Per deformazione professionale sono solita seguire i programmi di cucina in televisione e ultimamente mi sono accorta di una palese tendenza nei palinsesti: il 90% del food in tv è quello da Roma in giù.
Al netto dei talent, in questi ultimi anni il food è passato dalla didattica all’intrattenimento, fondato su cliché nazional popolari come la tavola con tovaglia a quadretti e fiasche di vino, le melanzane ripiene e il mandolino come colonna sonora. Trasmissioni tutte uguali in cui l’unica variabile è chi cucina, laddove dovrebbero essere le ricette e la provenienza: l’Italia ha venti regioni ma sembra che al pubblico interessi solo la cucina partenopea (senza nulla togliere, non iniziate a gonfiare i petti: ne siamo grandi estimatori).
Con l’aggravante della ripetitività: non solo le milleduecento trasmissioni dedicate sulle reti più o meno di successo parlano costantemente di piatti del sud Italia, ma puntano quasi tutte la telecamera su massaie schiamazzanti e… giovani nonne, in un cliché sudista che rende poco onore al Sud e in molti casi alle donne. Perché si sa, l’uomo è chef, la donna è cuoca casalinga.
Che male vi ha fatto la bagnacauda?
Com’è possibile che la stragrande maggioranza di trasmissioni di cucina tratti la tradizione culinaria solo da Roma in giù?
Il Centro-Nord Italia, stando al piccolo schermo, si limita a quei soliti piatti: il ragù bolognese e i tortelli, il risotto alla milanese (che eppure viene ancora confuso con il risotto allo zafferano…), il pesto alla genovese, il vitello tonnato, lo strudel, il tiramisù.
Cos’altro? Ben poco. Nei magazine il ventaglio si amplia, ma gli autori televisivi non hanno ancora scoperto la bagnacauda torinese, i mondeghili milanesi, la sbrisolona mantovana. E dove sono i canederli altoatesini, la fonduta valdostana, i casoncelli bergamaschi, i bigoli all’anatra veneti, il frico friulano?
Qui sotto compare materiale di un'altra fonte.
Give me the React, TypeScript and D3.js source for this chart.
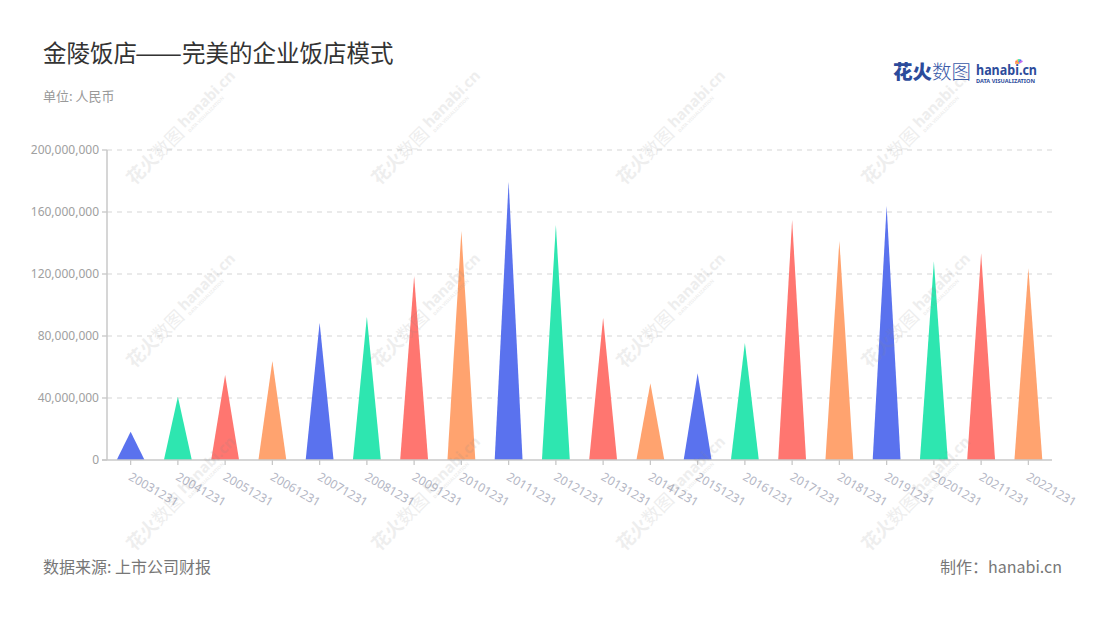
import React from "react";
import * as d3 from "d3";

const categories = [
  "20031231", "20041231", "20051231", "20061231", "20071231",
  "20081231", "20091231", "20101231", "20111231", "20121231",
  "20131231", "20141231", "20151231", "20161231", "20171231",
  "20181231", "20191231", "20201231", "20211231", "20221231",
];
const values = [
  18300000, 40800000, 54800000, 63900000, 88600000,
  92500000, 118700000, 147700000, 179600000, 151600000,
  91800000, 49500000, 55900000, 75700000, 154800000,
  141500000, 163900000, 128000000, 133300000, 123700000,
];
const yTicks = [0, 40000000, 80000000, 120000000, 160000000, 200000000];
const palette = ["#5a72ee", "#2ee6b0", "#ff7670", "#ffa36f"];

const titleA = "金陵饭店";
const titleDash = "——";
const titleB = "完美的企业饭店模式";
const subtitle = "单位: 人民币";
const source = "数据来源: 上市公司财报";
const maker = "制作：hanabi.cn";

const W = 1100;
const H = 620;
const left = 107;
const right = 1052;
const top = 150;
const bottom = 460;
const FONT = "'Noto Sans', 'Noto Sans CJK SC', sans-serif";
const CJK = "'Noto Sans CJK SC', 'Noto Sans', sans-serif";

const wmCenters: [number, number][] = [];
[127, 310, 493].forEach((cy) => {
  [183, 428, 673, 918].forEach((cx) => wmCenters.push([cx, cy]));
});

function Watermark({ x, y }: { x: number; y: number }) {
  return (
    <g transform={`translate(${x},${y}) rotate(-45)`} opacity={0.14} fill="#8a8a8a">
      <text x={-76} y={7} fontFamily={CJK} fontSize={18} fontWeight={700}>花火</text>
      <text x={-40} y={7} fontFamily={CJK} fontSize={18}>数图</text>
      <text x={0} y={2} fontFamily={FONT} fontSize={15} fontWeight={700}>hanabi.cn</text>
      <text x={1} y={9} fontFamily={FONT} fontSize={4.6} fontWeight={700}>DATA VISUALIZATION</text>
    </g>
  );
}

export default function App() {
  const x = d3.scaleBand<string>().domain(categories).range([left, right]).padding(0);
  const y = d3.scaleLinear().domain([0, 200000000]).range([bottom, top]);
  const fmt = d3.format(",");
  const bw = x.bandwidth() * 0.59;

  return (
    <svg width={W} height={H} style={{ display: "block", position: "absolute", left: 0, top: 0 }}>
      <rect width={W} height={H} fill="#ffffff" />
      {/* title */}
      <g fontFamily={CJK} fontSize={23.5} fill="#333">
        <text x={43} y={62}>{titleA}</text>
        <text x={135} y={62} textLength={47} lengthAdjust="spacingAndGlyphs">{titleDash}</text>
        <text x={182} y={62}>{titleB}</text>
      </g>
      <text x={43} y={100.5} fontFamily={CJK} fontSize={13} fill="#999">{subtitle}</text>

      {/* logo */}
      <g>
        <text x={893} y={79} fontFamily={CJK} fontSize={19.5} fontWeight={900} fill="#2c4b9b">花火</text>
        <text x={932} y={79} fontFamily={CJK} fontSize={19.5} fontWeight={300} fill="#3a5aa8">数图</text>
        <text x={976} y={75} fontFamily={FONT} fontSize={13.5} fontWeight={700} fill="#2c4b9b" textLength={61} lengthAdjust="spacingAndGlyphs">hanabi.cn</text>
        <text x={976} y={83} fontFamily={FONT} fontSize={4.6} fontWeight={700} fill="#2c4b9b" textLength={59} lengthAdjust="spacingAndGlyphs">DATA VISUALIZATION</text>
        {[["#ff6b6b", -60], ["#ffb545", -30], ["#2ee6b0", 0], ["#5a72ee", 30], ["#c56cf0", 60], ["#ff9f43", -90]].map(([c, a], i) => (
          <line key={i} x1={1019} y1={63} x2={1019 + 4 * Math.sin(((a as number) * Math.PI) / 180)} y2={63 - 4 * Math.cos(((a as number) * Math.PI) / 180)} stroke={c as string} strokeWidth={1.6} />
        ))}
      </g>

      {/* grid */}
      {yTicks.map((t) => (
        <g key={t}>
          {t > 0 && (
            <line x1={left} x2={right} y1={y(t)} y2={y(t)} stroke="#e3e3e3" strokeDasharray="5,5" strokeWidth={1.3} />
          )}
          <line x1={left - 5} x2={left} y1={y(t)} y2={y(t)} stroke="#c8c8c8" strokeWidth={1.3} />
          <text x={left - 8} y={y(t)} dy="0.35em" textAnchor="end" fontFamily={FONT} fontSize={12} fill="#a0a0a0">
            {fmt(t)}
          </text>
        </g>
      ))}

      {/* bars */}
      {categories.map((c, i) => {
        const cx = (x(c) as number) + x.bandwidth() / 2;
        const y0 = y(0);
        const y1 = y(values[i]);
        return (
          <path
            key={c}
            d={`M${cx - bw / 2},${y0} L${cx},${y1} L${cx + bw / 2},${y0} Z`}
            fill={palette[i % palette.length]}
          />
        );
      })}

      {/* axes */}
      <line x1={left} x2={left} y1={top} y2={bottom} stroke="#c8c8c8" strokeWidth={1.5} />
      <line x1={left - 5} x2={right} y1={bottom} y2={bottom} stroke="#c8c8c8" strokeWidth={1.5} />
      {categories.map((c) => {
        const cx = (x(c) as number) + x.bandwidth() / 2;
        return (
          <g key={c}>
            <line x1={cx} x2={cx} y1={bottom} y2={bottom + 5} stroke="#c8c8c8" strokeWidth={1.3} />
            <text
              transform={`translate(${cx + 2},${bottom + 11}) rotate(30)`}
              dy="0.8em"
              fontFamily={FONT}
              fontSize={12}
              fill="#b3b6c4"
            >
              {c}
            </text>
          </g>
        );
      })}

      {/* watermarks */}
      {wmCenters.map(([cx, cy], i) => (
        <Watermark key={i} x={cx} y={cy} />
      ))}

      {/* footer */}
      <text x={43} y={573} fontFamily={CJK} fontSize={16} fill="#777">{source}</text>
      <text x={1062} y={573} textAnchor="end" fontFamily={CJK} fontSize={16} fill="#777">{maker}</text>
    </svg>
  );
}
Perché non mi raccontate la panzanella?
Mi interesserebbe scoprire le ragioni di questa scelta, perché di questo chiaramente si tratta, forse orientata alla popolarità dei piatti partenopei, ma non voglio nemmeno pensare che si scelgano i soggetti gastronomici così come gli ospiti di C’è Posta Per Te.
I maledetti cliché sul Meridione
Su Discovery, che ha Real Time e Foodnetwork tra le altre cose, è apparsa poco tempo fa l’ennesimo format di cucina conviviale meridionale: Ciro Giustiniani con La domenica più tradizionale. Pastasciutta con ragù napoletano, la nonna con scialle e uncinetto che ammonisce i nipoti per come cucinano male, vassoi di cibo fritto e tavolate reboanti di gente, dialetto e sottotitoli. Per me è l’emblema di quello che io intendo per “grottesco”: se gli stessi italiani dipingono così i concittadini, la situazione ha quasi del patologico.
Amici del Sud Italia, vi scongiuro, ribellatevi. Ribellatevi perché voi non siete così: non fatevi dipingere solo attraverso la nonna che fa la calza in poltrona e ammonisce in dialetto se qualcuno non cucina come lei; non lasciate che il mondo vi immagini caciaroni che fate il trenino trash intorno al tavolo da pranzo; non fatevi ritrarre con il basco e le fiasche di vino rosso e le espressioni ebeti.